In this section, we'll revisit u-substitution, but specifically for trigonometric functions.

Specifically, we'll solve problems of the form $\int \sin^m x\ \cos^n x\ dx$ and $\int \sec^m x\ \tan^n x\ dx.$

To do all the examples in this section, we'll need to review some trig identities, as well as trig derivatives, but before we do, we'll start with a few simple examples.

Evaluate $\displaystyle\int \sin^2 x\ \cos x \ dx$ .

Solution

If we let $u=\sin x$ , then $du = \cos x\ dx$ , so $\begin{aligned} \int \sin^2 x\ \cos x \ dx &= \int u^2 \ du\ &= \dfrac{1}{3}u^3 + C\ &= \ans{\dfrac{1}{3}\sin^3 x + C} \end{aligned}$

Evaluate $\displaystyle\int \dfrac{\sin x}{\cos^4 x}\ dx$ .

Solution

This time, let $u=\cos x$ so that $du = -\sin x \ dx$ , or $-du = \sin x \ dx$ .

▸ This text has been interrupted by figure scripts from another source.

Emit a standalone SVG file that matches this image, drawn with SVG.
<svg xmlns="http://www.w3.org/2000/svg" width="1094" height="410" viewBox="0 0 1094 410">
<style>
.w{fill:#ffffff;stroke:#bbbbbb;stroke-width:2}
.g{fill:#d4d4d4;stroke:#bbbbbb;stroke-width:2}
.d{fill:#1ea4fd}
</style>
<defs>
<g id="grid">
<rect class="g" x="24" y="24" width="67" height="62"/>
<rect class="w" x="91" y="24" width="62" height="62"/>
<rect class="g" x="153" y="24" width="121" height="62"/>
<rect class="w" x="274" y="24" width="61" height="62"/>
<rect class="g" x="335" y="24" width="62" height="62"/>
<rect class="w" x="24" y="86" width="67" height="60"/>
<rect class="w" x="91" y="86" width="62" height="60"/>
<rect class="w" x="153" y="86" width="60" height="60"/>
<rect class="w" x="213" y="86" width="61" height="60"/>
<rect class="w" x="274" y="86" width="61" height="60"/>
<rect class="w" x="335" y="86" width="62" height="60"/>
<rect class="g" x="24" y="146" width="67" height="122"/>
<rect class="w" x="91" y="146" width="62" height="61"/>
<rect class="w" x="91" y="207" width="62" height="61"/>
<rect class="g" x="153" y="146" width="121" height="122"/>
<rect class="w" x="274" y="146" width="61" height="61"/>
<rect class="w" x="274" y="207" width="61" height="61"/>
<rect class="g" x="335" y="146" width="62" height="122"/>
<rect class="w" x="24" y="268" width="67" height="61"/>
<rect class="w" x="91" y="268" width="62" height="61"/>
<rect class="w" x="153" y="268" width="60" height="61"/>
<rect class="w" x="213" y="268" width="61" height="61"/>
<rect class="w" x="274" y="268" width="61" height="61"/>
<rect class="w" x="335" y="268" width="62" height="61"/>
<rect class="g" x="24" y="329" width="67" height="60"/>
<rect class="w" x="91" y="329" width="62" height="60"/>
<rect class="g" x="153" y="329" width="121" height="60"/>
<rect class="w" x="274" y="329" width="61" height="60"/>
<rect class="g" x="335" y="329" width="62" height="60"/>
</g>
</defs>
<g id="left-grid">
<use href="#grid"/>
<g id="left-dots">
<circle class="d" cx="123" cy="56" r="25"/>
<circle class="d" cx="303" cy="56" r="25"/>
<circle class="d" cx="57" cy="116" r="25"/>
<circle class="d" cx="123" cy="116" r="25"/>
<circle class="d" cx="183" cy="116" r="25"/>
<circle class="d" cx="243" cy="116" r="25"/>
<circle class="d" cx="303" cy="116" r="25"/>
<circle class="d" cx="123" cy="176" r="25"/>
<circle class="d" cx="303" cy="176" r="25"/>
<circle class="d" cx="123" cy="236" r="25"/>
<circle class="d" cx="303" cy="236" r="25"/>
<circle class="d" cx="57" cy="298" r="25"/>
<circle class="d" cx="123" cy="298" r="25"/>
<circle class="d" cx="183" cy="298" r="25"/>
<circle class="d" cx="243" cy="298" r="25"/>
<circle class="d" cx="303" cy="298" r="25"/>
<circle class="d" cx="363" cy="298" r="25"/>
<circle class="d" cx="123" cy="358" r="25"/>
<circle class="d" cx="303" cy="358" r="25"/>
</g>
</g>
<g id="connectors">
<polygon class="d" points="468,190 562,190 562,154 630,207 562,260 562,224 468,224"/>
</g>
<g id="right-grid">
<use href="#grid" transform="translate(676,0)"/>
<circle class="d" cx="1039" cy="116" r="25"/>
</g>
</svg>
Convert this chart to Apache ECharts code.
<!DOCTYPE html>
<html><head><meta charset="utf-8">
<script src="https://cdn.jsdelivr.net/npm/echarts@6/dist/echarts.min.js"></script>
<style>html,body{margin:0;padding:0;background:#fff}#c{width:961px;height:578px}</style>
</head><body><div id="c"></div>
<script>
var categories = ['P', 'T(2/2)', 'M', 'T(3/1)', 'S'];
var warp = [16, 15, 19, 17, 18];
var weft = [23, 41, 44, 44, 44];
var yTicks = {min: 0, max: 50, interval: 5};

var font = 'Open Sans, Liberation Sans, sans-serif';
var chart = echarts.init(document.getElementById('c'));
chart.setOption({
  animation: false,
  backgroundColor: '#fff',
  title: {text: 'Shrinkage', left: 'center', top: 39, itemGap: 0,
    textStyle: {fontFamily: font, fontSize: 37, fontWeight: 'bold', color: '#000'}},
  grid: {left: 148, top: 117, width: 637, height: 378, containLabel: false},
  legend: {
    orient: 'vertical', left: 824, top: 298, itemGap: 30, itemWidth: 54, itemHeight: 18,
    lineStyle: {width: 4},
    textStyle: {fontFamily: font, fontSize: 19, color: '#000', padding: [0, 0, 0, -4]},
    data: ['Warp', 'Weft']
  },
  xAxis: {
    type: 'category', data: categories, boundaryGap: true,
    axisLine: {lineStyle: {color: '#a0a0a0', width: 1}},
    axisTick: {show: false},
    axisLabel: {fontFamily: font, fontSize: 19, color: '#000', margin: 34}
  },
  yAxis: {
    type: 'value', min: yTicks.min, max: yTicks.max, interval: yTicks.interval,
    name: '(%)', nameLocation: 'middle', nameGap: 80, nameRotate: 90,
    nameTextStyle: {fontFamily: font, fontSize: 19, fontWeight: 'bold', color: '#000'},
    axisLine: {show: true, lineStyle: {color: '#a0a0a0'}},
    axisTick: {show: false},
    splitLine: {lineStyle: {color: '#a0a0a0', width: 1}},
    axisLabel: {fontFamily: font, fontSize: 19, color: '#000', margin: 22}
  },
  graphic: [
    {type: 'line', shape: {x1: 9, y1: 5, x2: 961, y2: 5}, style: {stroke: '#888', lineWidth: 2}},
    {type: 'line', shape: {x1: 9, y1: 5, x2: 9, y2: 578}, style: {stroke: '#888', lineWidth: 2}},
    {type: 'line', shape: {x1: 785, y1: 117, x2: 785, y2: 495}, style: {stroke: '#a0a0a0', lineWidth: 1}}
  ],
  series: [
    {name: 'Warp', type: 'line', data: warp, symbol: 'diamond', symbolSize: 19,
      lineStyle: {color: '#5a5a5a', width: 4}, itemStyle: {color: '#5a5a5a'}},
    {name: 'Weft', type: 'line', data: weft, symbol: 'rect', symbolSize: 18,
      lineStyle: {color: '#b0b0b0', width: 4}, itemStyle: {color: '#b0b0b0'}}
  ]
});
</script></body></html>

Then $\begin{aligned} \int \dfrac{\sin x}{\cos^4 x} \ dx &= \int -\dfrac{1}{u^4} \ du\ &= \int -u^{-4}\ du\ &= \dfrac{1}{3}u^{-3} + C\ &= \ans{\dfrac{1}{3 \cos^3 x} + C} \end{aligned}$

Evaluate $\displaystyle\int \tan x\ dx$ .

Solution

Once we rewrite $\tan x$ as $\dfrac{\sin x}{\cos x}$ , this problem looks a lot like the previous one.

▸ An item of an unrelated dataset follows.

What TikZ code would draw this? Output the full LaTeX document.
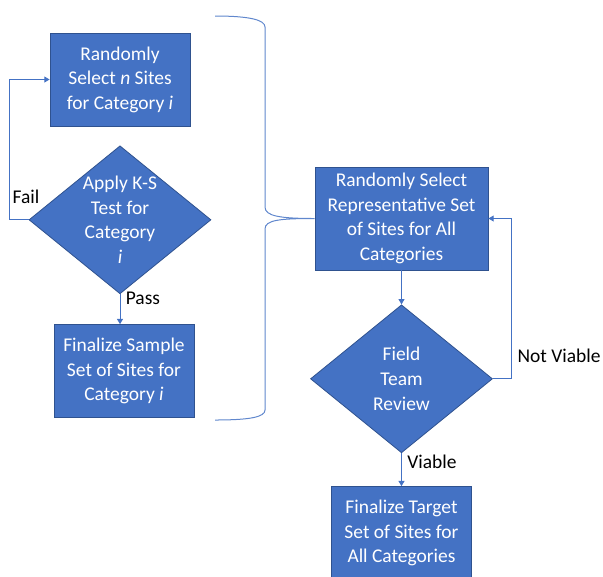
\documentclass[tikz,border=0pt]{standalone}
\usepackage{fontspec}
\setmainfont{Carlito}
\usetikzlibrary{positioning, arrows.meta, shapes.geometric, calc}
\definecolor{boxblue}{HTML}{4472C4}
\definecolor{boxedge}{HTML}{2F528F}

\begin{document}
\begin{tikzpicture}[
    x=0.75pt, y=-0.75pt,
    txt/.style={font=\fontsize{14.6}{18.4}\selectfont},
    block/.style={txt, draw=boxedge, line width=0.6pt, fill=boxblue, text=white,
                  align=center, minimum width=105pt, minimum height=69.75pt, inner sep=2pt},
    decision/.style={block, diamond, inner sep=-14pt, minimum width=136.5pt, minimum height=111pt},
    arrow/.style={-{Triangle[length=4pt, width=4.5pt]}, draw=boxblue, line width=0.75pt},
    bracket/.style={draw=boxblue!85, line width=0.75pt},
    edgelabel/.style={txt, text=black, inner sep=1pt},
]
\useasboundingbox (0,0) rectangle (603,576);

% left column
\node[block] (select) at (120,79.5) {Randomly\\Select \textit{n} Sites\\for Category \textit{i}};
\node[decision, below=14.25pt of select] (kstest) {Apply K-S\\Test for\\Category\\\textit{i}};
\node[block, below=22.5pt of kstest, xshift=3pt] (sample) {Finalize Sample\\Set of Sites for\\Category \textit{i}};

% right column
\node[block, minimum width=129.75pt, minimum height=77.25pt] (repset) at (401.5,218.5)
    {Randomly Select\\Representative Set\\of Sites for All\\Categories};
\node[decision, below=25.5pt of repset] (review) {Field\\Team\\Review};
\node[block, below=24.75pt of review] (target) {Finalize Target\\Set of Sites for\\All Categories};

% connectors
\draw[arrow] (kstest.west) -- ++(-19,0) |- (select.west);
\node[edgelabel] (fail) at (26,197) {Fail};
\draw[arrow] (kstest.south) -- node[edgelabel, pos=0.15, right=3pt] (pass) {Pass} (kstest.south |- sample.north);
\draw[arrow] (repset) -- (review);
\draw[arrow] (review.east) -- ++(19,0) |- (repset.east);
\node[edgelabel, anchor=west] (notviable) at (516,356) {Not Viable};
\draw[arrow] (review) -- node[edgelabel, pos=0.27, right=3pt] (viable) {Viable} (target);

% brace joining the left column to the right
\coordinate (bracetop) at (215,16);
\coordinate (bracebot) at (215,420);
\draw[bracket] (bracetop) .. controls +(35,0) and +(0,-7) .. (265,27) -- (265,207)
    .. controls +(0,9) and +(-35,0) .. (repset.west)
    .. controls +(-35,0) and +(0,-9) .. (265,229) -- (265,410)
    .. controls +(0,7) and +(35,0) .. (bracebot);

\end{tikzpicture}
\end{document}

We can let $u=\cos x$ again, so that $-du = \sin x \ dx$ : $\begin{aligned} \int \tan x\ dx = \int \dfrac{\sin x}{\cos x} \ dx &= \int -\dfrac{1}{u} \ du\ &= -\ln u + C\ &= \ans{-\ln |\cos x| + C} \end{aligned}$

Before we do more examples, let's review a few trigonometric identities.

Reviewing Identities

The most important trigonometric identity of all is $\sin^2 x + \cos^2 x = 1$

Dividing that identity by $\cos^2 x$ gives another variation: $\tan^2 x + 1 = \sec^2 x$

Besides that, we need the half-angle identities: $\begin{aligned} \sin^2 x &= \dfrac{1}{2}-\dfrac{1}{2}\cos(2x)\ \cos^2 x &= \dfrac{1}{2}+\dfrac{1}{2}\cos(2x) \end{aligned}$

Finally, recall the following derivatives: $\begin{aligned} \dfrac{d}{dx}[\sec x] &= \sec x \tan x\ \dfrac{d}{dx}[\tan x] &= \sec^2 x \end{aligned}$

$\displaystyle\int \sin^m x\ \cos^n x\ dx$

In this form, $u$ will either be the sine or cosine function; we just need to figure out which one.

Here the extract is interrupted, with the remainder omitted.